As a relative newcomer to the history of medicine in its broadest sense, this posting provides a fascinating insight into the depth and range of current medical historical scholarship. I am particularly struck by the global quality of the works, a reflection of our expanding interests combined with the technology which allows for an ever- widening and fluid discourse.
An interesting posting which provides insight for those not generally aware of the texts available, let alone those which are attracting attention by professionals in the field. It would however, have been interesting to have had these scholars also provide a listing of their favourite works or those texts which they feel are the most important in the area they are studying. As an aside, I particularly like the option of being able to quickly link to contributor’s institutional pages in order to see their credentials, interests, and publications.

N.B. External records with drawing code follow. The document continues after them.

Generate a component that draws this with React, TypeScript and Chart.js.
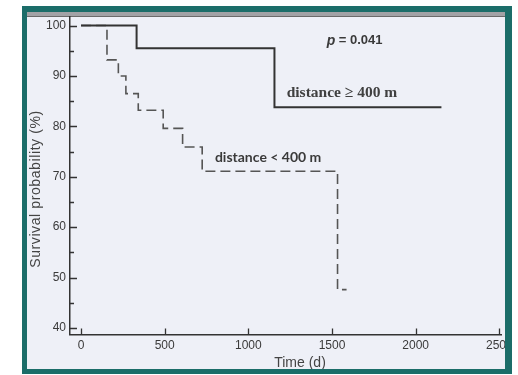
import React, { useEffect, useRef } from "react";
import { Chart, registerables } from "chart.js";

Chart.register(...registerables);

const xTickValues = [0, 500, 1000, 1500, 2000, 2500];
const yTickValues = [40, 50, 60, 70, 80, 90, 100];
const yMinorTickValues = [45, 55, 65, 75, 85, 95];

const timeFar = [0, 332, 1156, 2154];
const survivalFar = [100, 95.5, 83.8, 83.8];

const timeNear = [0, 155, 223, 268, 342, 491, 607, 724, 1533, 1587];
const survivalNear = [100, 93.2, 90, 86.5, 83.2, 79.6, 75.9, 71.1, 47.6, 47.6];

const labelFar = "distance \u2265 400 m";
const labelNear = "distance < 400 m";
const pLabelItalic = "p";
const pLabelRest = " = 0.041";
const xTitle = "Time (d)";
const yTitle = "Survival probability (%)";

const TEAL = "#1b6d69";
const BG = "#eef0f7";
const INK = "#3a3a3a";

const decorPlugin = {
  id: "decor",
  beforeDraw(chart: any) {
    const ctx = chart.ctx;
    ctx.save();
    ctx.fillStyle = "#ffffff";
    ctx.fillRect(0, 0, chart.width, chart.height);
    ctx.fillStyle = TEAL;
    ctx.fillRect(22, 6, 490, 368);
    ctx.fillStyle = BG;
    ctx.fillRect(27, 12, 478, 357);
    ctx.fillStyle = "#a2a2a6";
    ctx.fillRect(27, 12, 478, 4);
    ctx.fillStyle = "#6a6a6a";
    ctx.fillRect(27, 16, 478, 1);
    ctx.restore();
  },
  afterDatasetsDraw(chart: any) {
    const ctx = chart.ctx;
    const xs = chart.scales.x;
    const ys = chart.scales.y;
    const area = chart.chartArea;
    ctx.save();
    ctx.strokeStyle = "#333";
    ctx.lineWidth = 1.3;
    ctx.beginPath();
    yTickValues.forEach((v) => {
      const py = Math.round(ys.getPixelForValue(v)) + 0.5;
      ctx.moveTo(area.left, py);
      ctx.lineTo(area.left + 7, py);
    });
    yMinorTickValues.forEach((v) => {
      const py = Math.round(ys.getPixelForValue(v)) + 0.5;
      ctx.moveTo(area.left, py);
      ctx.lineTo(area.left + 4, py);
    });
    xTickValues.forEach((v) => {
      const px = Math.round(xs.getPixelForValue(v)) + 0.5;
      ctx.moveTo(px, area.bottom);
      ctx.lineTo(px, area.bottom - 6);
    });
    ctx.stroke();

    ctx.fillStyle = INK;
    ctx.textBaseline = "middle";
    // p value
    ctx.textAlign = "left";
    ctx.font = "italic bold 14px 'Liberation Sans', Arial, sans-serif";
    const pxP = xs.getPixelForValue(1635);
    const pyP = ys.getPixelForValue(97);
    const wP = ctx.measureText(pLabelItalic).width;
    ctx.font = "bold 13px 'Liberation Sans', Arial, sans-serif";
    const wR = ctx.measureText(pLabelRest).width;
    const startP = pxP - (wP + wR) / 2;
    ctx.font = "italic bold 14px 'Liberation Sans', Arial, sans-serif";
    ctx.fillText(pLabelItalic, startP, pyP);
    ctx.font = "bold 13px 'Liberation Sans', Arial, sans-serif";
    ctx.fillText(pLabelRest, startP + wP, pyP);

    // far label (serif)
    ctx.font = "bold 15.5px 'Liberation Serif', 'Times New Roman', serif";
    ctx.fillStyle = "#404040";
    ctx.fillText(labelFar, xs.getPixelForValue(1229), ys.getPixelForValue(86.7));

    // near label (sans)
    ctx.font = "bold 14px Lato, 'Liberation Sans', sans-serif";
    ctx.fillStyle = INK;
    ctx.fillText(labelNear, xs.getPixelForValue(800), ys.getPixelForValue(73.8));

    // axis titles
    ctx.font = "14px 'Liberation Sans', Arial, sans-serif";
    ctx.fillStyle = "#444";
    ctx.textAlign = "center";
    ctx.fillText(xTitle, 300, 363);
    ctx.save();
    ctx.translate(36.5, 189);
    ctx.rotate(-Math.PI / 2);
    (ctx as any).letterSpacing = "0.6px";
    ctx.fillText(yTitle, 0, 0);
    ctx.restore();
    ctx.restore();
  },
  afterDraw(chart: any) {
    const ctx = chart.ctx;
    ctx.save();
    ctx.fillStyle = TEAL;
    ctx.fillRect(22, 6, 490, 6);
    ctx.fillRect(22, 369, 490, 5);
    ctx.fillRect(22, 6, 5, 368);
    ctx.fillRect(505, 6, 7, 368);
    ctx.fillStyle = "#ffffff";
    ctx.fillRect(512, 0, 6, 375);
    ctx.restore();
  },
};

export default function App() {
  const ref = useRef<HTMLCanvasElement | null>(null);

  useEffect(() => {
    if (!ref.current) return;
    const chart = new Chart(ref.current, {
      type: "line",
      data: {
        datasets: [
          {
            label: labelFar,
            data: timeFar.map((t, i) => ({ x: t, y: survivalFar[i] })),
            stepped: true,
            borderColor: "#333333",
            borderWidth: 2,
            pointRadius: 0,
            fill: false,
          },
          {
            label: labelNear,
            data: timeNear.map((t, i) => ({ x: t, y: survivalNear[i] })),
            stepped: true,
            borderColor: "#555555",
            borderWidth: 1.6,
            borderDash: [10, 5],
            pointRadius: 0,
            fill: false,
          },
        ],
      },
      options: {
        responsive: false,
        animation: false,
        devicePixelRatio: 1,
        layout: { padding: { top: 17, right: 17, left: 0, bottom: 0 } },
        plugins: {
          legend: { display: false },
          tooltip: { enabled: false },
        },
        scales: {
          x: {
            type: "linear",
            min: -66,
            max: 2510,
            grid: { display: false, drawTicks: false },
            border: { display: true, color: "#333", width: 1.5 },
            ticks: {
              padding: 4,
              color: INK,
              font: { family: "'Liberation Sans', Arial, sans-serif", size: 12 },
              maxRotation: 0,
              autoSkip: false,
              callback: (v: any) => String(v),
            },
            afterBuildTicks: (scale: any) => {
              scale.ticks = xTickValues.map((v) => ({ value: v }));
            },
            afterFit: (scale: any) => {
              scale.height = 40.5;
            },
          },
          y: {
            type: "linear",
            min: 38.7,
            max: 101.7,
            grid: { display: false, drawTicks: false },
            border: { display: true, color: "#333", width: 1.5 },
            ticks: {
              padding: 4,
              color: INK,
              font: { family: "'Liberation Sans', Arial, sans-serif", size: 12 },
              autoSkip: false,
              callback: (v: any) => String(v),
            },
            afterBuildTicks: (scale: any) => {
              scale.ticks = yTickValues.map((v) => ({ value: v }));
            },
            afterFit: (scale: any) => {
              scale.width = 70;
            },
          },
        },
      },
      plugins: [decorPlugin],
    });
    return () => chart.destroy();
  }, []);

  return (
    <div style={{ position: "fixed", left: 0, top: 0, width: 518, height: 375 }}>
      <canvas ref={ref} width={518} height={375} style={{ display: "block" }} />
    </div>
  );
}
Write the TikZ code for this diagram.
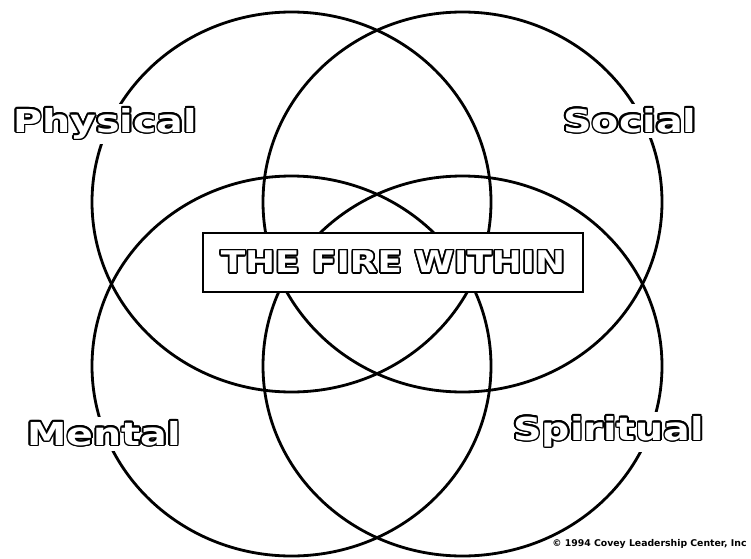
\documentclass[tikz,border=0pt]{standalone}
\usepackage{fontspec}
\usepackage[copies]{contour}
\usetikzlibrary{positioning}
\newfontfamily\lblfont[FakeStretch=1.25]{DejaVu Sans Bold}
\newfontfamily\boxfont[FakeStretch=1.2]{DejaVu Sans Bold}
\newfontfamily\notefont{DejaVu Sans Bold}
\contourlength{0.9pt}
\definecolor{inkBlack}{HTML}{000000}
\tikzset{
  ring/.style  = {draw=inkBlack, line width=1.6pt},
  lbl/.style   = {font=\lblfont\fontsize{18}{20}\selectfont, text=white,
                  fill=white, inner sep=2pt, anchor=base west},
  title/.style = {draw=inkBlack, fill=white, line width=1.1pt,
                  minimum width=7.6cm, minimum height=1.18cm, inner sep=0pt,
                  font=\boxfont\fontsize{17}{19}\selectfont, text=white},
  note/.style  = {font=\notefont\fontsize{5.3}{6}\selectfont, inner sep=0pt,
                  anchor=base west},
}
\begin{document}
\begin{tikzpicture}
  \useasboundingbox (0,0) rectangle (15.02,11.16);
  % four rings in a 2x2 layout
  \foreach \cx/\cy in {5.83/7.12, 9.25/7.12, 5.83/3.84, 9.25/3.84}
    \draw[ring] (\cx,\cy) ellipse [x radius=3.99, y radius=3.80];
  % banner in the middle
  \node[title] (fire) at (7.86,5.91) {\contour{inkBlack}{THE FIRE WITHIN}};
  % the four corner labels
  \node[lbl] (physical)  at (0.19,8.52)  {\contour{inkBlack}{Physical}};
  \node[lbl] (social)    at (11.19,8.52) {\contour{inkBlack}{Social}};
  \node[lbl] (mental)    at (0.47,2.26)  {\contour{inkBlack}{Mental}};
  \node[lbl] (spiritual) at (10.19,2.36) {\contour{inkBlack}{Spiritual}};
  \node[note] (copy) at (11.04,0.24) {\textcopyright\ 1994 Covey Leadership Center, Inc};
\end{tikzpicture}
\end{document}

I’m inclined to agree with Dana: as someone brand new to the history of medicine, this is a great resource, especially with the breadth of works currently being read and mentioned. It seems that whatever your interest, a book or article is mentioned by the historians in the piece that will appeal to you. As the history of medicine is a discipline that is truly worldwide, it can be difficult to get a grasp on where to begin within your given interest; reading through what medical history scholars are themselves reading can make that task a little less daunting. And if nothing else, there is bound to be something that piques your interest or curiosity in some way and maybe lead you to something even more intriguing.
I, too, agree that it is fascinating to see these lists–and especially so much great work on Latin America. I’m struck, however, that with the exception of Monnais and Hernandez, not a single person is reading on any topic prior to the 19th century! Perhaps in the next assessment of who’s reading what, you could ask people to reflect on the longer historical trajectory–and perhaps even ask, if they’re not reading work on earlier periods, why not?